個人的には所有も賃貸も両方経験しています。若い頃に最初に結婚した時に家を購入しましたが、しばらくして離婚した際に手放しました。仕事で忙しい最中、家を売却する手間に辟易したことと、仕事でその後、国内外へ転勤する可能性があることから、柔軟性を考慮し、その後はずっと賃貸です。歳をとった今でも、未来への不確実性を考えると、選択肢を手放さない賃貸が便利で魅力を感じています。
旅行の計画:柔軟性とコストのバランス
旅行でも選択肢の価値を意識する場面があります。例えば、宿泊予約がこれに当てはまります。最近、星野リゾートが経営するホテルに宿泊することが多いのですが、ここでも「選択肢」の関門があります。星野リゾートでは、宿泊日から90日前に予約する際に、通常価格より20%ほどディスカウントしたプランを選択することが可能です。とても魅力的です。しかし、実はこのプランには「キャンセル、返金不可」という条件が付きます。
私たちの場合、妻の仕事や家の都合で急な予定変更が発生することがあります。そのため、90日前割引を選んでしまうと、旅行の計画を変更せざる得なくなった際に一円も返金されないことになります。よって、20%のディスカウントを諦めてでも、通常価格でキャンセル可能なプランを選ぶようにしています。得られないディスカウント分の料金は急な変更にも対応できる保険料と割りきっています。柔軟性の確保が、私たちにとってはそれ以上の価値を持つのです。
子どもの教育と選択肢の価値
この「選択肢の価値」という考え方は、親の教育行動にも反映されていると感じます。よく「勉強して良い学校に行きなさい」と子どもに言うのも、親が無意識のうちに選択肢を増やす価値を見出していると言えます。
良い学校を出ることで、将来の就職先の選択肢は広がります。大企業への就職も可能になりますし、新進気鋭のベンチャー企業を選ぶ道も開けます。
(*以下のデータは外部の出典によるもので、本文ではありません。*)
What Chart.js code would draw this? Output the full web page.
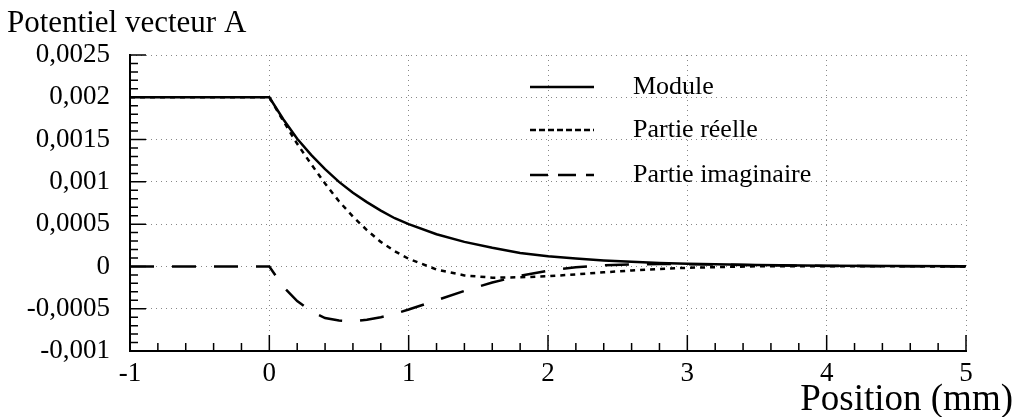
<!DOCTYPE html>
<html>
<head>
<meta charset="utf-8">
<script src="https://cdn.jsdelivr.net/npm/chart.js@4/dist/chart.umd.min.js"></script>
<style>
  html, body { margin: 0; padding: 0; background: #fff; }
  #wrap { width: 1018px; height: 417px; }
</style>
</head>
<body>
<div id="wrap"><canvas id="potChart"></canvas></div>
<script>
// Position (mm)
const positions = [-1, 0, 0.1, 0.2, 0.3, 0.4, 0.5, 0.6, 0.7, 0.8, 0.9, 1.0, 1.2, 1.4, 1.6, 1.8, 2.0, 2.2, 2.4, 2.6, 2.8, 3.0, 3.5, 4.0, 4.5, 5.0];
// Potentiel vecteur A
const moduleValues = [0.002, 0.002, 0.00174, 0.00151, 0.00132, 0.00115, 0.00100, 0.00087, 0.00076, 0.00066, 0.00057, 0.00050, 0.00038, 0.00029, 0.00022, 0.00016, 0.00012, 0.000094, 0.000071, 0.000054, 0.000041, 0.000031, 0.000016, 0.000008, 0.000004, 0.000002];
const realValues = [0.002, 0.002, 0.00172, 0.00145, 0.00121, 0.00098, 0.00077, 0.00059, 0.00043, 0.00029, 0.00018, 0.00009, -0.000036, -0.000106, -0.000133, -0.000128, -0.000116, -0.000094, -0.00007, -0.000048, -0.00003, -0.000016, 0.000002, 0.000003, 0.000001, 0];
const imagValues = [0, 0, -0.00024, -0.00041, -0.00053, -0.00061, -0.00064, -0.00065, -0.00063, -0.00060, -0.00056, -0.00051, -0.00040, -0.00029, -0.00019, -0.00011, -0.00005, -0.00001, 0.000013, 0.000024, 0.000028, 0.000027, 0.000015, 0.000005, 0.000002, 0];

const seriesLabels = ['Module', 'Partie réelle', 'Partie imaginaire'];
const yTicks = [-0.001, -0.0005, 0, 0.0005, 0.001, 0.0015, 0.002, 0.0025];
const yTickLabels = ['-0,001', '-0,0005', '0', '0,0005', '0,001', '0,0015', '0,002', '0,0025'];
const xTicks = [-1, 0, 1, 2, 3, 4, 5];

const serif = '"Liberation Serif", "DejaVu Serif", serif';
const toPoints = (vals) => positions.map((x, i) => ({ x, y: vals[i] }));

const styles = [
    { borderWidth: 2.5, borderDash: [] },
    { borderWidth: 2.5, borderDash: [5, 5] },
    { borderWidth: 2.5, borderDash: [24, 18] },
];

// inward minor/major tick marks drawn from the scales
const innerTicks = {
    id: 'innerTicks',
    afterDatasetsDraw(chart) {
        const { ctx, scales: { x, y } } = chart;
        ctx.save();
        ctx.strokeStyle = '#000';
        ctx.lineWidth = 1.5;
        ctx.beginPath();
        for (let i = 0; i <= 35; i++) {
            const v = -0.001 + i * 0.0001;
            const py = y.getPixelForValue(v);
            const len = i % 5 === 0 ? 16 : 8;
            ctx.moveTo(x.left, py);
            ctx.lineTo(x.left + len, py);
        }
        for (let i = 0; i <= 30; i++) {
            const v = -1 + i * 0.2;
            const px = x.getPixelForValue(v);
            const len = i % 5 === 0 ? 16 : 8;
            ctx.moveTo(px, y.bottom);
            ctx.lineTo(px, y.bottom - len);
        }
        ctx.stroke();
        ctx.restore();
    },
};

// legend and axis texts
const annotations = {
    id: 'annotations',
    afterDraw(chart) {
        const { ctx } = chart;
        ctx.save();
        ctx.fillStyle = '#000';
        ctx.textBaseline = 'alphabetic';
        ctx.textAlign = 'left';
        ctx.font = '31px ' + serif;
        ctx.fillText('Potentiel vecteur A', 7, 32);
        ctx.font = '37px ' + serif;
        ctx.textAlign = 'right';
        ctx.fillText('Position (mm)', 1013, 410);

        const rows = [87, 130, 175];
        ctx.font = '26px ' + serif;
        ctx.textAlign = 'left';
        ctx.textBaseline = 'middle';
        seriesLabels.forEach((label, i) => {
            ctx.save();
            ctx.lineWidth = styles[i].borderWidth;
            ctx.setLineDash(i === 2 ? [18, 10] : (i === 1 ? [6, 3] : []));
            ctx.beginPath();
            ctx.moveTo(530, rows[i]);
            ctx.lineTo(594, rows[i]);
            ctx.stroke();
            ctx.restore();
            ctx.fillText(label, 633, rows[i]);
        });
        ctx.restore();
    },
};

new Chart(document.getElementById('potChart'), {
    type: 'line',
    data: {
        datasets: [moduleValues, realValues, imagValues].map((vals, i) => ({
            label: seriesLabels[i],
            data: toPoints(vals),
            borderColor: '#000',
            borderWidth: styles[i].borderWidth,
            borderDash: styles[i].borderDash,
            pointRadius: 0,
            tension: 0,
            fill: false,
        })),
    },
    options: {
        responsive: true,
        maintainAspectRatio: false,
        animation: false,
        layout: { padding: { top: 55, right: 52, left: 0, bottom: 0 } },
        plugins: { legend: { display: false }, tooltip: { enabled: false } },
        scales: {
            x: {
                type: 'linear',
                min: -1,
                max: 5,
                afterBuildTicks: (scale) => { scale.ticks = xTicks.map((v) => ({ value: v })); },
                afterFit: (scale) => { scale.height = 66; },
                ticks: { color: '#000', font: { family: serif, size: 27 }, padding: 7, maxRotation: 0 },
                grid: { color: '#888', lineWidth: 1, drawTicks: false },
                border: { display: true, color: '#000', width: 2, dash: [1, 4] },
            },
            y: {
                min: -0.001,
                max: 0.0025,
                afterBuildTicks: (scale) => { scale.ticks = yTicks.map((v) => ({ value: v })); },
                afterFit: (scale) => { scale.width = 130; },
                ticks: {
                    color: '#000',
                    font: { family: serif, size: 27 },
                    padding: 20,
                    callback: (value) => yTickLabels[yTicks.findIndex((t) => Math.abs(t - value) < 1e-9)],
                },
                grid: { color: '#888', lineWidth: 1, drawTicks: false },
                border: { display: true, color: '#000', width: 2, dash: [1, 4] },
            },
        },
    },
    plugins: [innerTicks, annotations],
});
</script>
</body>
</html>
さらに、質の高い教育を受けることで、起業という選択肢さえ生まれるかもしれません。より良い学校での教育が、未来における選択肢を広げる「オプション」を作ることだと考えると、親として勉強を勧める理由も改めて納得がいきます。
私自身、子どもの未来の選択肢を広げるために、教育への投資の価値を重視していました。もちろん、子ども自身がどの選択肢を選ぶかは最終的には本人次第です。しかし、選べる可能性をたくさん持てることは、子供の可能性を広げることににつながります。
食品スーパーと柔軟性
スーパーでの食料品の買い物も、選択肢の価値を考えさせられる場面です。大量に購入すれば単価は確かに安くなります。でも、大量の在庫を抱えることで「使い切らなければ」というプレッシャーを感じますし、時には腐らせてしまうことも。例えば、じゃがいもをまとめ買いして、使いきれず芽が育ちまくり、傷んで無駄にしてしまった経験、ありませんか?
それに対して、少量ずつ買うとどうでしょう。一見割高に思えますが、必要な分だけを新鮮な状態で使えるというメリットがあります。この「柔軟性」が、自分にとっては大きな価値をもちます。特に食材の場合、無駄を出さずに使い切れるほうが気分もスッキリしますし。
さいごに
「選択肢の価値」を考えることで、私たちは未来の可能性に対応できる余地を残すことができます。目先の価格や効率だけではなく、未来の自分にとってどれだけの価値を生むかを考える。この視点を持つだけで、意思決定の質は大きく変わると思います。
選択肢を持ち続けるには、それ相応のコストがかかることが多いです。ただし、それでも、選択肢を持つことが未来の安心感や自由、あるいは新しいチャンスを生む可能性を広げてくれるのであれば、そのコストは十分に価値に見合うと言えるでしょう。
これからも、不確実な未来をなんとか生き抜くために「選択肢を持つ価値」を意識しながら、柔軟な生き方をしていきたいと思います。
以上になります。今日も最後までお読みいただき、ありがとうございました。